Seyed Mohammad Majedi; Barry C Kelly; Hian Kee Lee

doi:10.1016/j.aca.2014.01.022

Evaluation of a cloud point extraction approach for the preconcentration and quantification of trace CuO nanoparticles in environmental waters

Anal Chim Acta. 2014 Mar 3:814:39-48. doi: 10.1016/j.aca.2014.01.022. Epub 2014 Jan 17.

Authors

Seyed Mohammad Majedi¹, Barry C Kelly², Hian Kee Lee³

Affiliations

¹ Department of Chemistry, National University of Singapore, 3 Science Drive 3, Singapore 117543, Singapore.
² Department of Civil and Environmental Engineering, National University of Singapore, 1 Engineering Drive 2, Singapore 117576, Singapore.
³ Department of Chemistry, National University of Singapore, 3 Science Drive 3, Singapore 117543, Singapore; National University of Singapore Environmental Research Institute, T-Lab Building #02-01, 5A Engineering Drive 1, Singapore 117411, Singapore.

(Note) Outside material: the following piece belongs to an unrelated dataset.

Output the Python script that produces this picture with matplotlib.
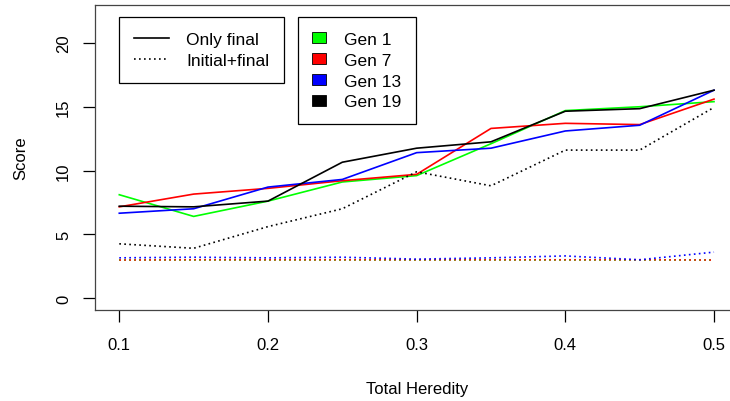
import matplotlib
matplotlib.use("Agg")
from matplotlib import pyplot as plt
from matplotlib.lines import Line2D
from matplotlib.patches import Patch

plt.rcParams['font.family'] = ['Liberation Sans', 'DejaVu Sans']

heredity = [0.1, 0.15, 0.2, 0.25, 0.3, 0.35, 0.4, 0.45, 0.5]

# scores, selection on final value only
final_gen1 = [8.1, 6.4, 7.6, 9.1, 9.6, 12.1, 14.7, 15.0, 15.4]
final_gen7 = [7.15, 8.15, 8.6, 9.2, 9.7, 13.3, 13.7, 13.6, 15.6]
final_gen13 = [6.65, 7.0, 8.7, 9.3, 11.4, 11.75, 13.1, 13.55, 16.3]
final_gen19 = [7.2, 7.15, 7.6, 10.65, 11.75, 12.25, 14.65, 14.85, 16.3]

# scores, selection on initial + final value
init_gen1 = [3.0, 3.0, 3.0, 3.0, 3.0, 3.0, 3.0, 3.0, 3.0]
init_gen7 = [2.98, 3.0, 3.0, 3.0, 3.0, 3.0, 3.0, 3.0, 2.98]
init_gen13 = [3.15, 3.2, 3.15, 3.2, 3.05, 3.15, 3.3, 3.0, 3.6]
init_gen19 = [4.25, 3.9, 5.6, 7.0, 9.9, 8.8, 11.6, 11.6, 14.95]

gen_labels = ['Gen 1', 'Gen 7', 'Gen 13', 'Gen 19']
gen_colors = ['#00ff00', '#ff0000', '#0000ff', '#000000']
y_ticks = [0, 5, 10, 15, 20]
x_ticks = [0.1, 0.2, 0.3, 0.4, 0.5]

fig = plt.figure(figsize=(7.3, 4.02), dpi=100)
ax = fig.add_axes([95.5 / 730, 91 / 402, 642.3 / 730, 305 / 402])

dotted = (0, (1, 2))
lw = 1.2
for ys, c in zip([final_gen1, final_gen7, final_gen13, final_gen19], gen_colors):
    ax.plot(heredity, ys, color=c, lw=lw)
for ys, c in zip([init_gen1, init_gen7, init_gen13, init_gen19], gen_colors):
    ax.plot(heredity, ys, color=c, lw=lw, linestyle=dotted)

ax.set_xlim(0.084, 0.516)
ax.set_ylim(-0.94, 22.98)
ax.set_xticks(x_ticks)
ax.set_xticklabels([str(t) for t in x_ticks])
ax.set_yticks(y_ticks)
ax.set_yticklabels([str(t) for t in y_ticks], rotation=90, va='center')
ax.tick_params(direction='out', length=8.5, width=0.9, labelsize=12, pad=9)
ax.tick_params(axis='x', pad=11)
for s in ax.spines.values():
    s.set_color('#444444')
    s.set_linewidth(0.9)

ax.set_xlabel('Total Heredity', fontsize=12, labelpad=21)
ax.set_ylabel('Score', fontsize=12, labelpad=20)

style_handles = [Line2D([], [], color='black', lw=lw),
                 Line2D([], [], color='black', lw=lw, linestyle=dotted)]
leg1 = ax.legend(style_handles, ['Only final', 'Initial+final'],
                 loc='upper left', bbox_to_anchor=(119.3 / 730, 1 - 18.3 / 402),
                 bbox_transform=fig.transFigure, borderaxespad=0,
                 fancybox=False, edgecolor='black', framealpha=1,
                 fontsize=12.5, handlelength=2.0, handletextpad=1.0,
                 labelspacing=0.33, borderpad=0.85)
leg1.get_frame().set_linewidth(0.9)
ax.add_artist(leg1)

gen_handles = [Patch(facecolor=c, edgecolor='black', lw=0.6) for c in gen_colors]
leg2 = ax.legend(gen_handles, gen_labels,
                 loc='upper left', bbox_to_anchor=(297.7 / 730, 1 - 18.3 / 402),
                 bbox_transform=fig.transFigure, borderaxespad=0,
                 fancybox=False, edgecolor='black', framealpha=1,
                 fontsize=12.5, handlelength=0.8, handleheight=0.6,
                 handletextpad=1.0, labelspacing=0.33, borderpad=0.85)
leg2.get_frame().set_linewidth(0.9)

fig.savefig('out.png', dpi=100)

Electronic address: chmleehk@nus.edu.sg.

PMID: 24528842
DOI: 10.1016/j.aca.2014.01.022

Abstract

The cloud point extraction (CPE) of commercial copper(II) oxide nanoparticles (CuO NPs, mean diameter of 28nm) in water samples was fully investigated. Factors such as Triton X-114 (TX-114) concentration, pH, incubation temperature and time, were optimized. The effects of CuO NP behavior like agglomeration, dissolution, and surface adsorption of natural organic matter, Cu(2+), and coating chemicals, on its recovery were studied. The results indicated that all the CPE factors had significant effects on the extraction efficiency. An enrichment factor of ∼89 was obtained under optimum CPE conditions. The hydrodynamic diameter of CuO NPs increased to 4-5 μm upon agglomeration of NP-micelle assemblies, and decreased at pH >10.0 at which the extraction efficiency was also lowered. The solubility and therefore, the loss of NPs were greatly enhanced at pH <8.5 and in the first 60 min of incubation, whereas it declined at elevated incubation temperatures. Our results showed that the dissolved organic carbon (DOC) >5 mg C L(-1) and Cu(2+) >2 times that of CuO NPs, lowered and enhanced the extraction efficiency, respectively. Pre-treatment of samples with 3% wv(-1) of hydrogen peroxide and 10 mM of ethylenediaminetetraacetic acid minimized the interferences posed by DOC and Cu(2+), respectively. The decrease in CPE efficiency was also evident for ligands like poly(ethylene glycol). The TX-114-rich phase could be determined with either inductively coupled plasma mass spectrometry following microwave digestion, or graphite furnace atomic absorption spectrometry. The detection limits for CuO NPs were 0.02 and 0.06 μg L(-1) using these techniques, respectively. The optimum sample pre-treatment and CPE conditions were successfully applied to the river and wastewater samples. The relative recoveries of CuO NPs spiked at 5-100 μg L(-1) (as Cu) in these samples were in the range of between 59.2 and 108.2%. The approach demonstrates a robust analytical method for detecting trace levels of CuO NPs at their original states and assessing their exposure risks in real aquatic environments.

Keywords: Adsorption; Cloud point extraction; Copper(II) oxide nanoparticle; Dissolution; Environmental water analysis; NP-micelle assembly.